Here, we ensure that everything except cols that is length 1 (which will be everything) gets turned into a scalar (so 1 not [1]) and then serialise with jsonlite::toJSON with auto_unbox as TRUE.

Taking this a step further, we can also specify a schema that this metadata will conform to

{
    "$schema": "http://json-schema.org/draft-07/schema#",

    "type": "array",
    "items": {
        "type": "object",
        "properties": {
            "sql": {
                "type": "string"
            },
            "rows": {
                "type": "number"
            },
            "cols": {
                "type": "array",
                "items": {
                    "type": "string"
                }
            }
        },
        "required": ["sql", "rows", "cols"],
        "additionalProperties": false
    }
}

We save this file as inst/schema.json within the package (any path within inst is fine).

Finally, we can also add a deserialiation hook to convert the loaded metadata into a nice data.frame:

Now, when we register the plugin, we provide the path to this schema, along with the serialisation and deserialisation functions:

.onLoad <- function(...) {
  orderly2::orderly_plugin_register(
    name = "example.db",
    config = db_config,
    serialise = db_serialise,
    deserialise = db_deserialise,
    schema = "schema.json")
}

Now, when the orderly metadata is saved (just before running the script part of a report) we will validate output that was passed into orderly2::orderly_plugin_add_metadata against the schema, if jsonvalidate is installed (currently this requires our development version) and if the R option outpack.schema_validate is set to TRUE (e.g., by running options(outpack.schema_validate = TRUE)).

Our final package has structure:

## .
## ├── archive
## │   └── example
## │       └── 20240913-130527-b8b867a0
## │           ├── data.rds
## │           └── example.R
## ├── draft
## │   └── example
## ├── orderly_config.yml
## └── src
##     └── example
##         └── example.R

The DESCRIPTION file and NAMESPACE are unchanged from above, and the schema is shown just above.
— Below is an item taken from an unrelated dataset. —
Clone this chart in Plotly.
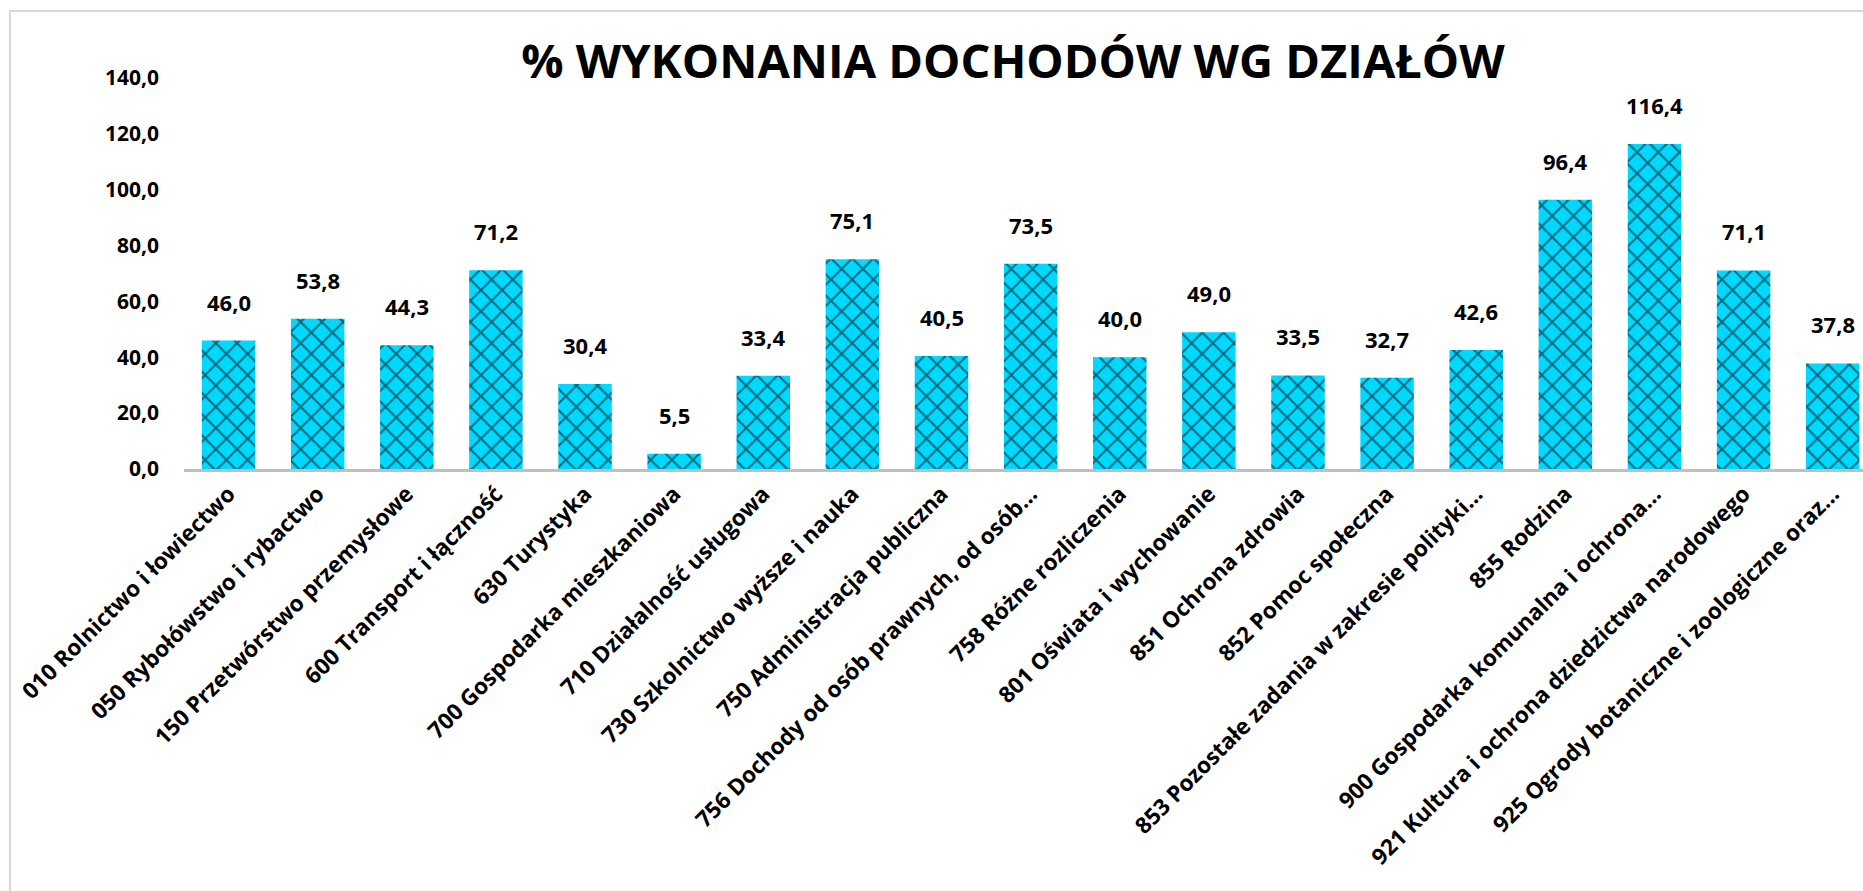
import plotly.graph_objects as go

# działy budżetowe (etykiety jak na wykresie, z obcięciem)
categories = [
    "010 Rolnictwo i łowiectwo",
    "050 Rybołówstwo i rybactwo",
    "150 Przetwórstwo przemysłowe",
    "600 Transport i łączność",
    "630 Turystyka",
    "700 Gospodarka mieszkaniowa",
    "710 Działalność usługowa",
    "730 Szkolnictwo wyższe i nauka",
    "750 Administracja publiczna",
    "756 Dochody od osób prawnych, od osób…",
    "758 Różne rozliczenia",
    "801 Oświata i wychowanie",
    "851 Ochrona zdrowia",
    "852 Pomoc społeczna",
    "853 Pozostałe zadania w zakresie polityki…",
    "855 Rodzina",
    "900 Gospodarka komunalna i ochrona…",
    "921 Kultura i ochrona dziedzictwa narodowego",
    "925 Ogrody botaniczne i zoologiczne oraz…",
]

# % wykonania dochodów
values = [46.0, 53.8, 44.3, 71.2, 30.4, 5.5, 33.4, 75.1, 40.5, 73.5,
          40.0, 49.0, 33.5, 32.7, 42.6, 96.4, 116.4, 71.1, 37.8]

y_ticks = [0, 20, 40, 60, 80, 100, 120, 140]

title = "% WYKONANIA DOCHODÓW WG DZIAŁÓW"

FONT = "Open Sans"

W, H = 1863, 891
ML, MR, MT, MB = 184, 0, 78, 422

fig = go.Figure()

fig.add_trace(
    go.Bar(
        x=categories,
        y=values,
        marker=dict(
            color="#00D9FF",
            line=dict(width=0),
            pattern=dict(
                shape="x",
                fgcolor="black",
                size=15,
                solidity=0.26,
                fillmode="overlay",
            ),
        ),
        hoverinfo="x+y",
    )
)

# etykiety danych nad słupkami
for cat, val in zip(categories, values):
    fig.add_annotation(
        x=cat,
        y=val,
        text=f"{val:.1f}".replace(".", ","),
        showarrow=False,
        yanchor="bottom",
        yshift=22,
        font=dict(family=FONT, size=22, color="black", weight="bold"),
    )

# ramka obszaru wykresu (jasnoszara)
plot_w = W - ML - MR
plot_h = H - MT - MB
fig.add_shape(
    type="rect",
    xref="paper",
    yref="paper",
    x0=(10 - ML) / plot_w,
    x1=1.05,
    y0=-(MB + 20) / plot_h,
    y1=1 + (MT - 11) / plot_h,
    line=dict(color="#D9D9D9", width=2),
    layer="below",
)

fig.update_layout(
    width=W,
    height=H,
    margin=dict(l=ML, r=MR, t=MT, b=MB),
    paper_bgcolor="white",
    plot_bgcolor="white",
    separators=", ",
    bargap=0.4,
    showlegend=False,
    title=dict(
        text=title,
        x=1013 / W,
        xanchor="center",
        xref="container",
        y=1 - 62 / H,
        yanchor="middle",
        yref="container",
        font=dict(family=FONT, size=47, color="black", weight="bold"),
    ),
)

fig.update_xaxes(
    type="category",
    range=[-0.5, 18.34],
    tickangle=-45,
    showline=True,
    linecolor="#BFBFBF",
    linewidth=3,
    showgrid=False,
    ticks="",
    automargin=False,
    tickfont=dict(family=FONT, size=22.5, color="black", weight="bold"),
)

fig.update_yaxes(
    range=[0, 140],
    tickvals=y_ticks,
    tickformat=".1f",
    showline=False,
    showgrid=False,
    zeroline=False,
    ticks="",
    ticklabelstandoff=24,
    automargin=False,
    tickfont=dict(family=FONT, size=21, color="black", weight="bold"),
)

# strona bez marginesu body, żeby wykres wypełnił całe okno
fig.write_html(
    "out.html",
    config={"displayModeBar": False},
    post_script="document.body.style.margin='0';document.body.style.overflow='hidden';",
)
The plugin.R file contains the code collected from above:

db_config <- function(data, filename) {
  if (!is.list(data) || is.null(names(data)) || length(data) == 0) {
    stop("Expected a named list for orderly_config.yml:example.db")
  }
  if (length(data$path) != 1 || !is.character(data$path)) {
    stop("Expected a string for orderly_config.yml:example.db:path")
  }
  if (!file.exists(data$path)) {
    stop(sprintf(
      "The database '%s' does not exist (orderly_config:example.db:path)",
      data$path))
  }
  data
}

query <- function(sql) {
  ctx <- orderly2::orderly_plugin_context("example.db")
  dbname <- ctx$config$path
  con <- DBI::dbConnect(RSQLite::SQLite(), dbname)
  on.exit(DBI::dbDisconnect(con))
  d <- DBI::dbGetQuery(con, sql)
  info <- list(sql = sql, rows = nrow(d), cols = names(d))
  orderly2::orderly_plugin_add_metadata("example.db", "query", info)
  d
}

.onLoad <- function(...) {
  orderly2::orderly_plugin_register(
    name = "example.db",
    config = db_config,
    serialise = db_serialise,
    deserialise = db_deserialise,
    schema = "schema.json")
}

(this code could be in any .R file in the package, or across several).

id <- orderly2::orderly_run("example", root = path_root)
## ℹ Starting packet 'example' `20240913-130528-cb4add44` at 2024-09-13 13:05:28.7966
## > dat <- example.db::query("SELECT * FROM mtcars WHERE cyl == 4")
## > orderly2::orderly_artefact("Summary of data", "data.rds")
## Warning: Please use a named argument for the description in 'orderly_artefact()'
## In future versions of orderly, we will change the order of the arguments to
## 'orderly_artefact()' so that 'files' comes first. If you name your calls to
## 'description' then you will be compatible when we make this change.
## > saveRDS(summary(dat), "data.rds")
## ✔ Finished running example.R
## ! 1 warning found:
## • Please use a named argument for the description in 'orderly_artefact()' In
## future versions of orderly, we will change the order of the arguments to
## 'orderly_artefact()' so that 'files' comes first. If you name your calls to
## 'description' then you will be compatible when we make this change.
## ℹ Finished 20240913-130528-cb4add44 at 2024-09-13 13:05:28.849757 (0.05315685 secs)
meta <- orderly2::orderly_metadata(id, root = path_root)
meta$custom$example.db
##                                   sql rows         cols
## 1 SELECT * FROM mtcars WHERE cyl == 4   11 mpg, cyl....

Potential uses

Our need for this functionality are similar to this example - pulling out the database functionality from the original version of orderly into something that is more independent, as it turns out to be useful only in a fraction of orderly use-cases. We can imagine other potential uses though, such as:

Non-DBI-based database data extraction, or customised routines for pulling data from a database
Download files from some shared location just before use (e.g., SharePoint, OneDrive, AWS). The orderly_config.yml would contain account connection details and orderly.yml would contain mapping between the remote data/files and local files. Rather than writing to the environment as we do above, use the path argument to copy files into the correct place.
Pull data from some web API just before running

These all follow the same basic pattern of requiring some configuration in order to be able to connect to the resource service, some specification of what resources are to be fetched, and some action to actually fetch the resource and put it into place.